The effects on the character of public men and on the body politic have been for the public advantage. It has brought out the best qualities of colonial statesmanship, lessened the influence of mere agitators and demagogues, and taught our public men to rely on themselves in all crises affecting the welfare and integrity of the country. Responsible government means self-reliance, the capacity to govern ourselves, the ability to build up a great nation.

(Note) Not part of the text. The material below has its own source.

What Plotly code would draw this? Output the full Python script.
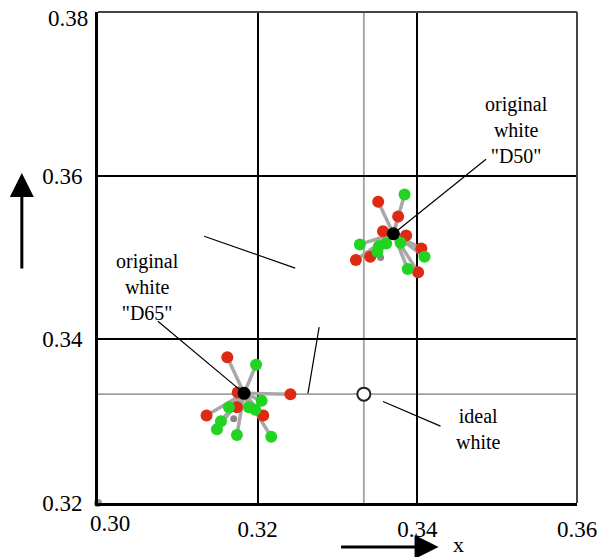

When we review the trials and struggles of the past that we may gain from them lessons of confidence for the future, let us not forget to pay a tribute to the men who have laid the foundations of these communities, still on the threshold of their development, and on whom the great burden fell; to the French Canadians who, despite the neglect and indifference of their kings, amid toil and privation, amid war and famine, built up a province which they have made their own by their patience and industry, and who should, differ as we may from them, evoke our respect for their fidelity to the institutions of their origin, for their appreciation of the advantages of English self-government, and for their cooperation in all great measures essential to the unity of the federation; to the Loyalists of last century who left their homes for the sake of "king and country," and laid the foundations of prosperous and loyal English communities by the sea and by the great lakes, and whose descendants have ever stood true to the principles of the institutions which have made Britain free and great; to the unknown body of pioneers some of whose names perhaps still linger on a headland or river or on a neglected gravestone, who let in the sunlight year by year to the dense forests of these countries, and built up by their industry the large and thriving provinces of this Dominion; above all, to the statesmen--Elgin, Baldwin, LaFontaine, Morin, Howe, and many others--who laid deep and firm, beneath the political structure of this confederation, those principles of self-government which give harmony to our constitutional system and bring out the best qualities of an intelligent people. In the early times in which they struggled they had to bear much obloquy, and their errors of judgment have been often severely arraigned at the bar of public opinion; many of them lived long enough to see how soon men may pass into oblivion; but we who enjoy the benefit of their earnest endeavours, now that the voice of the party passion of their times is hushed, should never forget that, though they are not here to reap the fruit of their labours, their work survives in the energetic and hopeful communities which stretch from Cape Breton to Victoria.